**WORK TO DO**
Reproduce the listing word for word, leaving every picture behind.

-------- TASK INPUT --------

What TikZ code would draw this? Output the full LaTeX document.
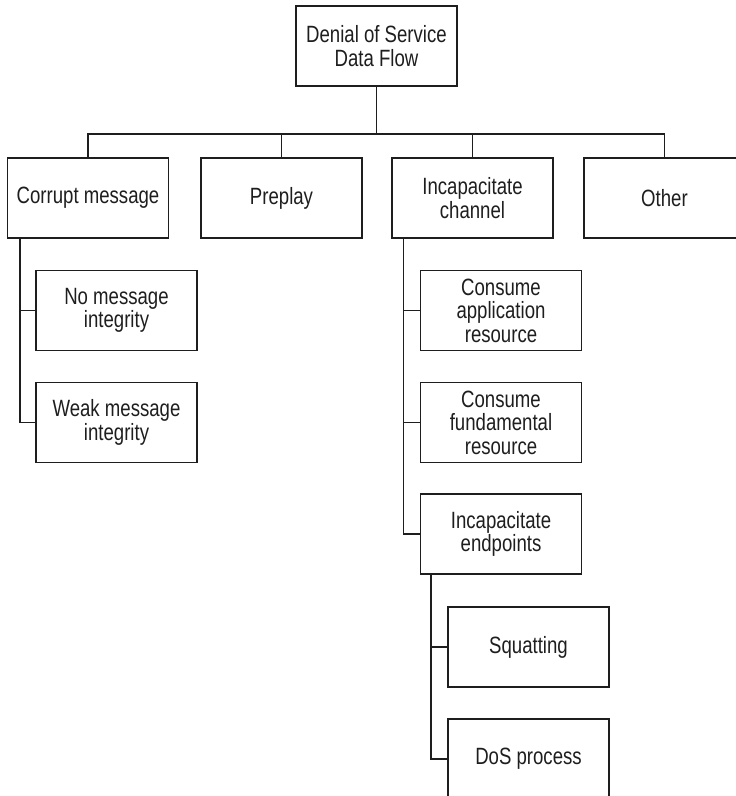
\documentclass[tikz,border=0pt]{standalone}
\usepackage{fontspec}
\setmainfont{Liberation Sans}[FakeStretch=0.79]
\usepackage{tikz}
\usetikzlibrary{calc}
\definecolor{inkgray}{RGB}{30,30,30}

\begin{document}
\begin{tikzpicture}[x=0.02cm, y=-0.02cm,
    box/.style={draw=inkgray, line width=0.85pt, minimum width=3.22cm,
               minimum height=1.6cm, inner sep=1pt, align=center,
               text=inkgray, font=\fontsize{13.4}{13.4}\selectfont},
    link/.style={draw=inkgray, line width=0.85pt}
  ]
    \useasboundingbox (0,0) rectangle (736,796);
    % top level
    \node[box](root)    at (376.5,46)  {Denial of Service\\Data Flow};
    \node[box](corrupt) at (88,198)    {Corrupt message};
    \node[box](preplay) at (281.5,198) {Preplay};
    \node[box](channel) at (472.5,198) {Incapacitate\\channel};
    \node[box](other)   at (664.5,198) {Other};
    % under corrupt message
    \node[box](nomsg)   at (116.5,310.5) {No message\\integrity};
    \node[box](weakmsg) at (116.5,422.5) {Weak message\\integrity};
    % under incapacitate channel
    \node[box](appres)  at (501,310.5) {Consume\\application\\resource};
    \node[box](fundres) at (501,422.5) {Consume\\fundamental\\resource};
    \node[box](endpts)  at (501,534)   {Incapacitate\\endpoints};
    \node[box](squat)   at (528.5,647) {Squatting};
    \node[box](dosproc) at (528.5,759) {DoS process};
    % connectors
    \coordinate (bus) at (376.5,134);
    \draw[link](root.south)--(bus);
    \draw[link](corrupt.north)|-(bus)-|(other.north);
    \draw[link](preplay.north)--(preplay.north |- bus);
    \draw[link](channel.north)--(channel.north |- bus);
    \coordinate (tc) at ($(corrupt.south west)+(13,0)$);
    \draw[link](tc)|-(nomsg.west); \draw[link](tc)|-(weakmsg.west);
    \coordinate (tch) at ($(channel.south west)+(12,0)$);
    \draw[link](tch)|-(appres.west); \draw[link](tch)|-(fundres.west);
    \draw[link](tch)|-(endpts.west);
    \coordinate (te) at ($(endpts.south west)+(11,0)$);
    \draw[link](te)|-(squat.west); \draw[link](te)|-(dosproc.west);
  \end{tikzpicture}
\end{document}
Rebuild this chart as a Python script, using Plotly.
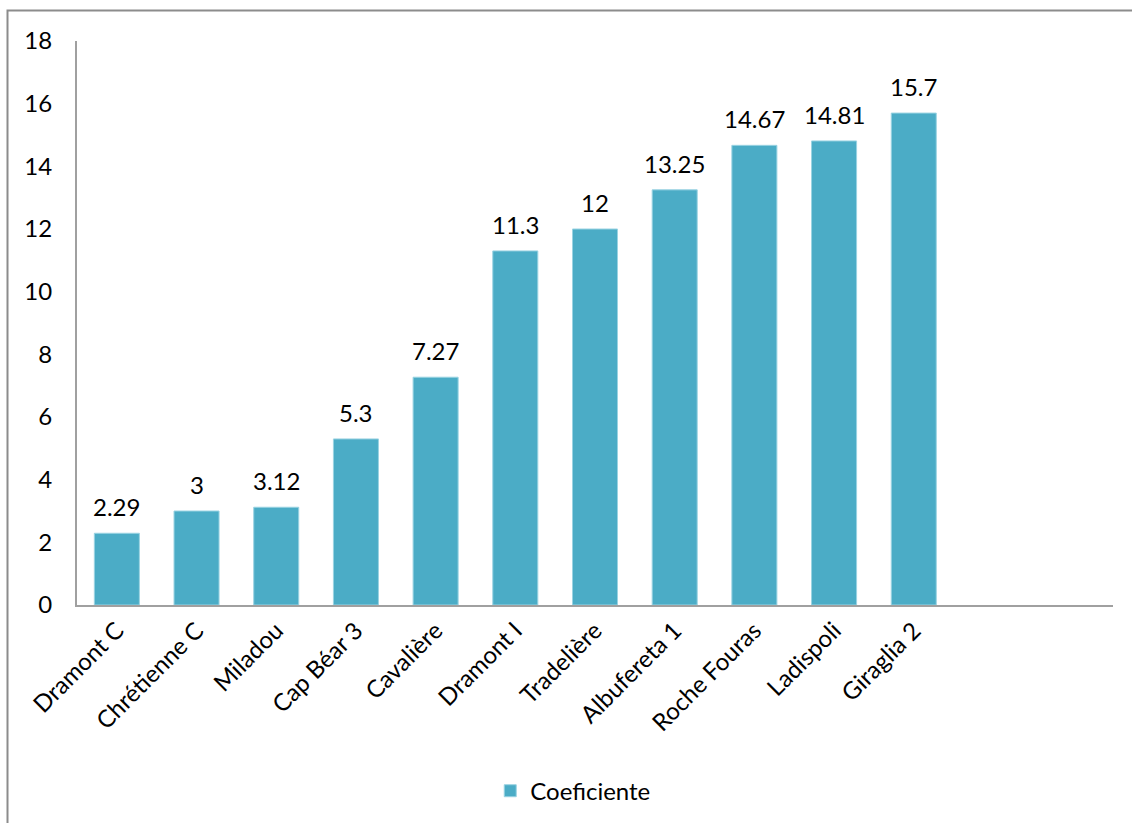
import plotly.graph_objects as go

# Sites ordered by coefficient
sites = ["Dramont C", "Chrétienne C", "Miladou", "Cap Béar 3", "Cavalière",
         "Dramont I", "Tradelière", "Albufereta 1", "Roche Fouras", "Ladispoli",
         "Giraglia 2"]
coef = [2.29, 3, 3.12, 5.3, 7.27, 11.3, 12, 13.25, 14.67, 14.81, 15.7]
y_ticks = [0, 2, 4, 6, 8, 10, 12, 14, 16, 18]

W, H = 1132, 823
ML, MR, MT, MB = 77, 19, 41, 218
FONT = "Lato, Calibri, sans-serif"
FS = 24
BAR = "#4BACC6"

positions = list(range(len(sites)))

fig = go.Figure(go.Bar(
    x=positions, y=coef, name="Coeficiente",
    width=0.565,
    marker=dict(color=BAR, line=dict(color="#9AD3E2", width=1)),
))

# value labels above each bar
for xi, v in zip(positions, coef):
    fig.add_annotation(x=xi, y=v, text=f"{v:g}", showarrow=False,
                       yanchor="bottom", yshift=10,
                       font=dict(family=FONT, size=FS, color="#000"))

pw, ph = W - ML - MR, H - MT - MB
fig.update_layout(
    width=W, height=H,
    margin=dict(l=ML, r=MR, t=MT, b=MB, autoexpand=False),
    paper_bgcolor="white", plot_bgcolor="white",
    font=dict(family=FONT, size=FS, color="#000"),
    showlegend=True,
    legend=dict(orientation="h", x=0.479, xanchor="center", y=-0.33, yanchor="middle",
                font=dict(family=FONT, size=FS)),
    xaxis=dict(range=[-0.5, 12.5], tickvals=positions, ticktext=sites,
               tickangle=-45, showgrid=False, zeroline=False,
               showline=True, linecolor="#A0A0A0", linewidth=2, ticks=""),
    yaxis=dict(range=[0, 18], tickvals=y_ticks, showgrid=False, zeroline=False,
               showline=True, linecolor="#A0A0A0", linewidth=2, ticks="",
               ticklabelstandoff=18),
    shapes=[dict(type="rect", xref="paper", yref="paper",
                 x0=(7.5 - ML) / pw, x1=1.2,
                 y0=-1.0, y1=(H - MB - 10.5) / ph,
                 line=dict(color="#8C8C8C", width=2), fillcolor="rgba(0,0,0,0)")],
)

fig.write_html("out.html")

--------

**OUTPUT**
What TikZ code would draw this? Output the full LaTeX document.
\documentclass[tikz,border=0pt]{standalone}
\usepackage{fontspec}
\setmainfont{Liberation Sans}[FakeStretch=0.79]
\usepackage{tikz}
\usetikzlibrary{calc}
\definecolor{inkgray}{RGB}{30,30,30}

\begin{document}
\begin{tikzpicture}[x=0.02cm, y=-0.02cm,
    box/.style={draw=inkgray, line width=0.85pt, minimum width=3.22cm,
               minimum height=1.6cm, inner sep=1pt, align=center,
               text=inkgray, font=\fontsize{13.4}{13.4}\selectfont},
    link/.style={draw=inkgray, line width=0.85pt}
  ]
    \useasboundingbox (0,0) rectangle (736,796);
    % top level
    \node[box](root)    at (376.5,46)  {Denial of Service\\Data Flow};
    \node[box](corrupt) at (88,198)    {Corrupt message};
    \node[box](preplay) at (281.5,198) {Preplay};
    \node[box](channel) at (472.5,198) {Incapacitate\\channel};
    \node[box](other)   at (664.5,198) {Other};
    % under corrupt message
    \node[box](nomsg)   at (116.5,310.5) {No message\\integrity};
    \node[box](weakmsg) at (116.5,422.5) {Weak message\\integrity};
    % under incapacitate channel
    \node[box](appres)  at (501,310.5) {Consume\\application\\resource};
    \node[box](fundres) at (501,422.5) {Consume\\fundamental\\resource};
    \node[box](endpts)  at (501,534)   {Incapacitate\\endpoints};
    \node[box](squat)   at (528.5,647) {Squatting};
    \node[box](dosproc) at (528.5,759) {DoS process};
    % connectors
    \coordinate (bus) at (376.5,134);
    \draw[link](root.south)--(bus);
    \draw[link](corrupt.north)|-(bus)-|(other.north);
    \draw[link](preplay.north)--(preplay.north |- bus);
    \draw[link](channel.north)--(channel.north |- bus);
    \coordinate (tc) at ($(corrupt.south west)+(13,0)$);
    \draw[link](tc)|-(nomsg.west); \draw[link](tc)|-(weakmsg.west);
    \coordinate (tch) at ($(channel.south west)+(12,0)$);
    \draw[link](tch)|-(appres.west); \draw[link](tch)|-(fundres.west);
    \draw[link](tch)|-(endpts.west);
    \coordinate (te) at ($(endpts.south west)+(11,0)$);
    \draw[link](te)|-(squat.west); \draw[link](te)|-(dosproc.west);
  \end{tikzpicture}
\end{document}
Rebuild this chart as a Python script, using Plotly.
import plotly.graph_objects as go

# Sites ordered by coefficient
sites = ["Dramont C", "Chrétienne C", "Miladou", "Cap Béar 3", "Cavalière",
         "Dramont I", "Tradelière", "Albufereta 1", "Roche Fouras", "Ladispoli",
         "Giraglia 2"]
coef = [2.29, 3, 3.12, 5.3, 7.27, 11.3, 12, 13.25, 14.67, 14.81, 15.7]
y_ticks = [0, 2, 4, 6, 8, 10, 12, 14, 16, 18]

W, H = 1132, 823
ML, MR, MT, MB = 77, 19, 41, 218
FONT = "Lato, Calibri, sans-serif"
FS = 24
BAR = "#4BACC6"

positions = list(range(len(sites)))

fig = go.Figure(go.Bar(
    x=positions, y=coef, name="Coeficiente",
    width=0.565,
    marker=dict(color=BAR, line=dict(color="#9AD3E2", width=1)),
))

# value labels above each bar
for xi, v in zip(positions, coef):
    fig.add_annotation(x=xi, y=v, text=f"{v:g}", showarrow=False,
                       yanchor="bottom", yshift=10,
                       font=dict(family=FONT, size=FS, color="#000"))

pw, ph = W - ML - MR, H - MT - MB
fig.update_layout(
    width=W, height=H,
    margin=dict(l=ML, r=MR, t=MT, b=MB, autoexpand=False),
    paper_bgcolor="white", plot_bgcolor="white",
    font=dict(family=FONT, size=FS, color="#000"),
    showlegend=True,
    legend=dict(orientation="h", x=0.479, xanchor="center", y=-0.33, yanchor="middle",
                font=dict(family=FONT, size=FS)),
    xaxis=dict(range=[-0.5, 12.5], tickvals=positions, ticktext=sites,
               tickangle=-45, showgrid=False, zeroline=False,
               showline=True, linecolor="#A0A0A0", linewidth=2, ticks=""),
    yaxis=dict(range=[0, 18], tickvals=y_ticks, showgrid=False, zeroline=False,
               showline=True, linecolor="#A0A0A0", linewidth=2, ticks="",
               ticklabelstandoff=18),
    shapes=[dict(type="rect", xref="paper", yref="paper",
                 x0=(7.5 - ML) / pw, x1=1.2,
                 y0=-1.0, y1=(H - MB - 10.5) / ph,
                 line=dict(color="#8C8C8C", width=2), fillcolor="rgba(0,0,0,0)")],
)

fig.write_html("out.html")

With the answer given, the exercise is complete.